──────── Material for this task ────────
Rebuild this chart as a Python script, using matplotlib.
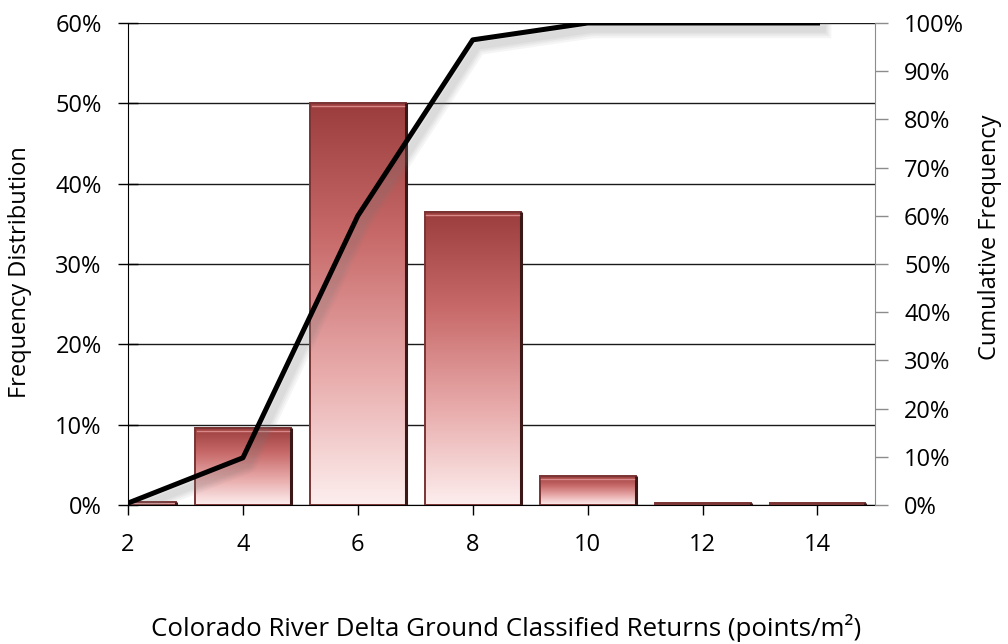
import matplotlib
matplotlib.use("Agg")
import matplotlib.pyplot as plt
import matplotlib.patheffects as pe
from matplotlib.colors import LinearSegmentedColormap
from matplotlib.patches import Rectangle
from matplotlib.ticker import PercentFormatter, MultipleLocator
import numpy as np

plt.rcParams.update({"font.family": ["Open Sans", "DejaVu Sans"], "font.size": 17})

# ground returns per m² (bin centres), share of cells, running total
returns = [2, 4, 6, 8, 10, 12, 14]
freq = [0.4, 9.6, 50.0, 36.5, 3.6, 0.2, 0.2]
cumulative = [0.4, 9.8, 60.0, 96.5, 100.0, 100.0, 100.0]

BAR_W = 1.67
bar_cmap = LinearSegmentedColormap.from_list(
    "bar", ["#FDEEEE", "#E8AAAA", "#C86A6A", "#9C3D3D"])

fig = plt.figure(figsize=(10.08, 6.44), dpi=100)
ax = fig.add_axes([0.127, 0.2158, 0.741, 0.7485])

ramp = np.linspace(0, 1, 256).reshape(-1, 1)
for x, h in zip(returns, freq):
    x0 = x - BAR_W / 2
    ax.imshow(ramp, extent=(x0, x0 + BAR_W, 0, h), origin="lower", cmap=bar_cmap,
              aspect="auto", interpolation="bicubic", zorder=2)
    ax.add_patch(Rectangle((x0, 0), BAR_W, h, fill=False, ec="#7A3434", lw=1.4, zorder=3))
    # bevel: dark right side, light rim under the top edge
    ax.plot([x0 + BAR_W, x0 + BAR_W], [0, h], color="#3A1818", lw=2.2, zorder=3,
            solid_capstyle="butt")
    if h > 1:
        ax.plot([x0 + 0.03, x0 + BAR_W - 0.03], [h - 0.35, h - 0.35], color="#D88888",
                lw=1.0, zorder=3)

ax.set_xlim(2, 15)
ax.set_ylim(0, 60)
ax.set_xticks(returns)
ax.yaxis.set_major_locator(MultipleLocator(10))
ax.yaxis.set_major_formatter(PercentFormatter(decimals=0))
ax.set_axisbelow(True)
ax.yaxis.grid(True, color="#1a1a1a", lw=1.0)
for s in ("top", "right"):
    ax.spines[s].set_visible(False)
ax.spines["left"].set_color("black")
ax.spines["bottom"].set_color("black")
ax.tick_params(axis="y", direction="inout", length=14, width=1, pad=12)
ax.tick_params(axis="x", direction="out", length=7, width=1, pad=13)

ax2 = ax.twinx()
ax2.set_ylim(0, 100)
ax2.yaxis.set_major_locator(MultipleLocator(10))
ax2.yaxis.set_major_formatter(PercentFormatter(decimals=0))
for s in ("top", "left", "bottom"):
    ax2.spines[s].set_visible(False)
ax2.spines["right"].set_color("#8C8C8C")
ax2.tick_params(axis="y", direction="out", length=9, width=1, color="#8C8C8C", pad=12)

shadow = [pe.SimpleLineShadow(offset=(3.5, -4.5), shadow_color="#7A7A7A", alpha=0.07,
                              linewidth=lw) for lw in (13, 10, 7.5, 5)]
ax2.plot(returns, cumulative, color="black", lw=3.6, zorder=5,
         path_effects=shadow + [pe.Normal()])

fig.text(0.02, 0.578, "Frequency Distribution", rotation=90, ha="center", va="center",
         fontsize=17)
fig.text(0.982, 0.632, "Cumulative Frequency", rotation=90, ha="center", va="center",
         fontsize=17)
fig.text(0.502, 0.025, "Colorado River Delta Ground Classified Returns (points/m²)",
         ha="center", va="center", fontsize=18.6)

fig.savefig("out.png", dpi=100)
────────
──────── Material for this task ────────
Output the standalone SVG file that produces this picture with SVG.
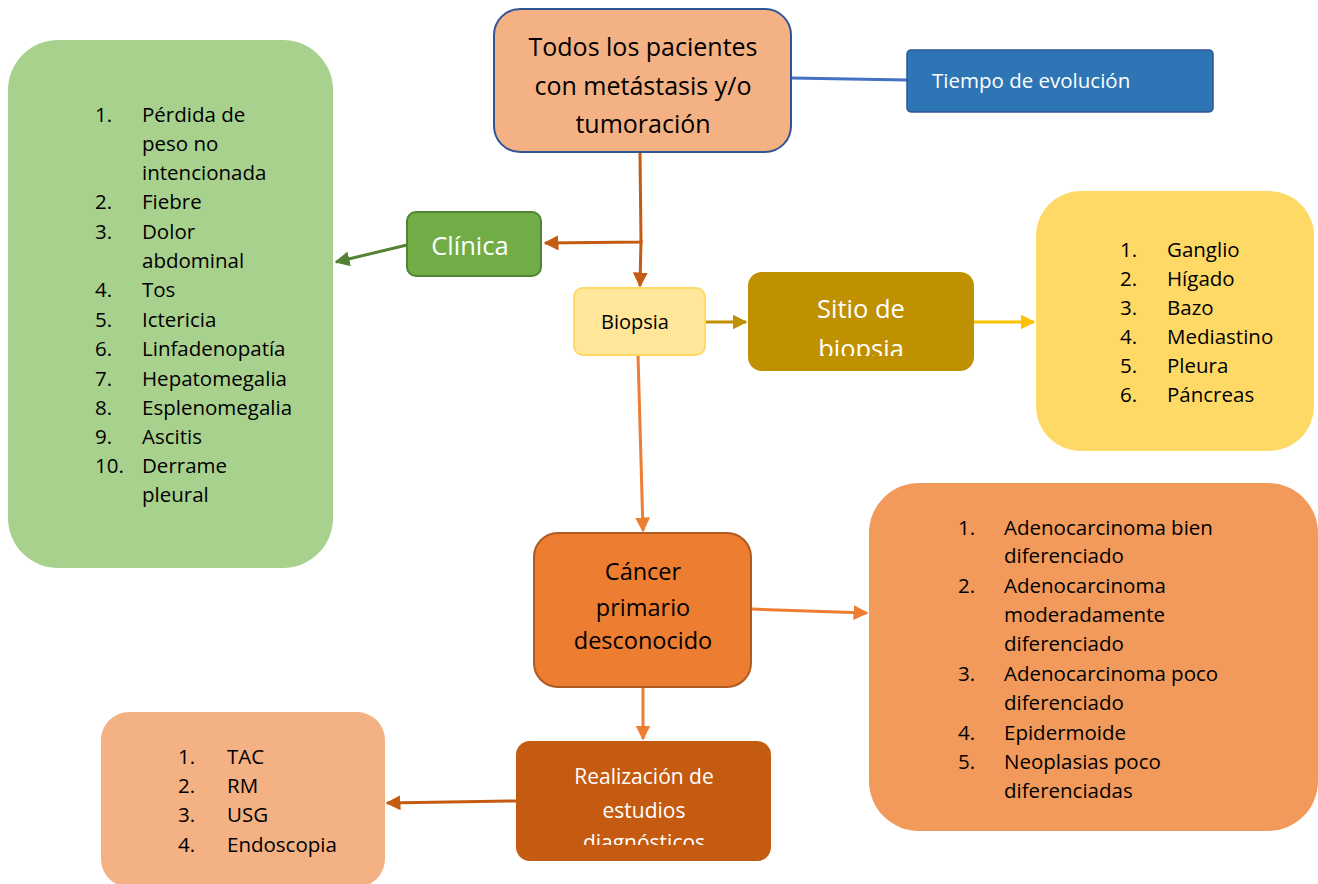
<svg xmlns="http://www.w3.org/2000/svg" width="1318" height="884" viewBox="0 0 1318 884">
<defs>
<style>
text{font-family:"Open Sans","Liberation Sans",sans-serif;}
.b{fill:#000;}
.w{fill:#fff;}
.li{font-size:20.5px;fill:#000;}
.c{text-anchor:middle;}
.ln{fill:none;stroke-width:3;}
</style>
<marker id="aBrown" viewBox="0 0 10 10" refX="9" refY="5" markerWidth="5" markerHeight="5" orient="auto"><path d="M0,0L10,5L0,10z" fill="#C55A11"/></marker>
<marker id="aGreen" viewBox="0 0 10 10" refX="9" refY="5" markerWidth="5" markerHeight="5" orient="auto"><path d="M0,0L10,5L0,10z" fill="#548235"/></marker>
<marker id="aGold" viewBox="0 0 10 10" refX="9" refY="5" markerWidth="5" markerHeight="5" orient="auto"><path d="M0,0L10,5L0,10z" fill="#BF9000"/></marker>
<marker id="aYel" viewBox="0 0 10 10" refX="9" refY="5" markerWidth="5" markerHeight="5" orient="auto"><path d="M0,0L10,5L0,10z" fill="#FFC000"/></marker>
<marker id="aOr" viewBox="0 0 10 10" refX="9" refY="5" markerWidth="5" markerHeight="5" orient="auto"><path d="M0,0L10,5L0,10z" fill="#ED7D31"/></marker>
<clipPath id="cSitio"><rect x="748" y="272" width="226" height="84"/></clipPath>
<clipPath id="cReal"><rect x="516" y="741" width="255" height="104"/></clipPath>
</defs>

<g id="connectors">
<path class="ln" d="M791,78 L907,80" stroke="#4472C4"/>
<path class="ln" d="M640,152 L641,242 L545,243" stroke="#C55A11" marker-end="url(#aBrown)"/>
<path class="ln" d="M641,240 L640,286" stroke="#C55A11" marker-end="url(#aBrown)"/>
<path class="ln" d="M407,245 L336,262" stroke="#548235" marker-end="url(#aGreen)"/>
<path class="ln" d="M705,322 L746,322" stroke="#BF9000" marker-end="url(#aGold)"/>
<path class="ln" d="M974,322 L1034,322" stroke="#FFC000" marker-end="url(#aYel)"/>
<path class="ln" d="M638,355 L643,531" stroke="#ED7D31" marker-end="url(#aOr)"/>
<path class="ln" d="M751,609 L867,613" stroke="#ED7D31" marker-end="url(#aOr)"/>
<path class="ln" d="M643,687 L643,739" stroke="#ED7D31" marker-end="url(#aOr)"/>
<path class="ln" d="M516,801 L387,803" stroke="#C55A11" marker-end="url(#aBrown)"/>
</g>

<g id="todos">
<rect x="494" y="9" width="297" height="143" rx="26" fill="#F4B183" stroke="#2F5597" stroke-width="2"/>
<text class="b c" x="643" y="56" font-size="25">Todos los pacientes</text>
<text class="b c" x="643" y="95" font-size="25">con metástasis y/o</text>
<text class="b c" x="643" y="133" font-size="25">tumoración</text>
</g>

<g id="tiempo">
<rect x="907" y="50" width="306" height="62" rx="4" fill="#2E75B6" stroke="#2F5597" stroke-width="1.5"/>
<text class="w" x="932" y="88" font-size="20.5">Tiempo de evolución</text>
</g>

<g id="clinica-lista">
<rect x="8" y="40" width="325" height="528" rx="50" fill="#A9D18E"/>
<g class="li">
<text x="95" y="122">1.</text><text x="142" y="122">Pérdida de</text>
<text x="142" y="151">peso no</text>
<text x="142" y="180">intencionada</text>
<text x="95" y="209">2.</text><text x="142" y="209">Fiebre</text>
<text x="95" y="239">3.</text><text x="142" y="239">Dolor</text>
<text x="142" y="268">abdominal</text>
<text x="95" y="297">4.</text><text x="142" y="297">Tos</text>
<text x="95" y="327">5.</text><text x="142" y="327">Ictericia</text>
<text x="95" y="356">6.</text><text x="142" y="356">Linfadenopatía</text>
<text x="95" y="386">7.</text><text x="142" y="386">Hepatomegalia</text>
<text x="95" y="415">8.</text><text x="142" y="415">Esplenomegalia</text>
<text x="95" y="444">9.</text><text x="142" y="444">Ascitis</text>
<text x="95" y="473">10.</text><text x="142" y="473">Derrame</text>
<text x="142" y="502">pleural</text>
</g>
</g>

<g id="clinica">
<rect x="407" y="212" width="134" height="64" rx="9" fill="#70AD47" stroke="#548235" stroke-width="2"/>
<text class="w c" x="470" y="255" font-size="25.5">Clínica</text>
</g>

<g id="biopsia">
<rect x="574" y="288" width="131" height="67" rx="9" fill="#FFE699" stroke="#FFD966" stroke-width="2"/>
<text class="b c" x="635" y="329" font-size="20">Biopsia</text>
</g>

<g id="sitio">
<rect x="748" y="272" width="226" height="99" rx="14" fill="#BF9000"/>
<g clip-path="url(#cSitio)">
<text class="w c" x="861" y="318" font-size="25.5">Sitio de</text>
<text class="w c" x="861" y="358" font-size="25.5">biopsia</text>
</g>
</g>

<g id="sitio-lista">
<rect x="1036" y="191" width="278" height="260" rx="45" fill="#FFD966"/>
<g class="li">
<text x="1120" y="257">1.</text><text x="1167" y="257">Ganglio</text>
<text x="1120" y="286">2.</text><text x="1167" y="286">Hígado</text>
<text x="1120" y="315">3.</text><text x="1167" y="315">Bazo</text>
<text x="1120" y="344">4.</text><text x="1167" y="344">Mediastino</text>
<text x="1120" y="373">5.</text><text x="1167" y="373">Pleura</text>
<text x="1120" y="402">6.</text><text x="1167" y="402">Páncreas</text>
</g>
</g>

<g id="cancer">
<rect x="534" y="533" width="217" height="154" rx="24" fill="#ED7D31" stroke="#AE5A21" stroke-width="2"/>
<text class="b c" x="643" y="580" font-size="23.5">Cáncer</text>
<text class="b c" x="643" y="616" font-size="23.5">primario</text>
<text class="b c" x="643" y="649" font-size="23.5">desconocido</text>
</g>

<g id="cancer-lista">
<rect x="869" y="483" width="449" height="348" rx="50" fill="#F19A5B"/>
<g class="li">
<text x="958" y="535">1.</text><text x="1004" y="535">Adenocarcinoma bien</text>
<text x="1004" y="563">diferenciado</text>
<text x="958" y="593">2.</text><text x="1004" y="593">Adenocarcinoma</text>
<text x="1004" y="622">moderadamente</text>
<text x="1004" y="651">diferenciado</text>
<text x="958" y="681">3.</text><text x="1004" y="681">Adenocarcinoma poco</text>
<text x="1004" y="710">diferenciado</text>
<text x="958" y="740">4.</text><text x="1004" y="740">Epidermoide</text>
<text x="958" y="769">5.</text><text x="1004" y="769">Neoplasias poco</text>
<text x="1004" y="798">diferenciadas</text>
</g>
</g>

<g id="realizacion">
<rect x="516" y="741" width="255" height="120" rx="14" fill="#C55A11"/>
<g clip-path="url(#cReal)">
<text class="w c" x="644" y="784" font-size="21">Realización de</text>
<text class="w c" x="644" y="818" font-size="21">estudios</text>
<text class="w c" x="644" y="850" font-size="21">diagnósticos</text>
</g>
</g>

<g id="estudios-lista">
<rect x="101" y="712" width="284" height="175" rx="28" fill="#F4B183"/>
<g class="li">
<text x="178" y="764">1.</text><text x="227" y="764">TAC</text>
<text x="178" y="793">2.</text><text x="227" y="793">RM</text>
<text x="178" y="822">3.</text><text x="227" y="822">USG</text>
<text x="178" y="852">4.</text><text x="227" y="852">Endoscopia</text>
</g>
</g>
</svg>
────────
§ **What you will do**: Take out nothing but the lines from the one containing "Rebuild this chart" to the one containing "lw=1.0, zorder=3)", inclusive, retyped exactly. Drop the pictures.

§ **Task result**:
Rebuild this chart as a Python script, using matplotlib.
import matplotlib
matplotlib.use("Agg")
import matplotlib.pyplot as plt
import matplotlib.patheffects as pe
from matplotlib.colors import LinearSegmentedColormap
from matplotlib.patches import Rectangle
from matplotlib.ticker import PercentFormatter, MultipleLocator
import numpy as np

plt.rcParams.update({"font.family": ["Open Sans", "DejaVu Sans"], "font.size": 17})

# ground returns per m² (bin centres), share of cells, running total
returns = [2, 4, 6, 8, 10, 12, 14]
freq = [0.4, 9.6, 50.0, 36.5, 3.6, 0.2, 0.2]
cumulative = [0.4, 9.8, 60.0, 96.5, 100.0, 100.0, 100.0]

BAR_W = 1.67
bar_cmap = LinearSegmentedColormap.from_list(
    "bar", ["#FDEEEE", "#E8AAAA", "#C86A6A", "#9C3D3D"])

fig = plt.figure(figsize=(10.08, 6.44), dpi=100)
ax = fig.add_axes([0.127, 0.2158, 0.741, 0.7485])

ramp = np.linspace(0, 1, 256).reshape(-1, 1)
for x, h in zip(returns, freq):
    x0 = x - BAR_W / 2
    ax.imshow(ramp, extent=(x0, x0 + BAR_W, 0, h), origin="lower", cmap=bar_cmap,
              aspect="auto", interpolation="bicubic", zorder=2)
    ax.add_patch(Rectangle((x0, 0), BAR_W, h, fill=False, ec="#7A3434", lw=1.4, zorder=3))
    # bevel: dark right side, light rim under the top edge
    ax.plot([x0 + BAR_W, x0 + BAR_W], [0, h], color="#3A1818", lw=2.2, zorder=3,
            solid_capstyle="butt")
    if h > 1:
        ax.plot([x0 + 0.03, x0 + BAR_W - 0.03], [h - 0.35, h - 0.35], color="#D88888",
                lw=1.0, zorder=3)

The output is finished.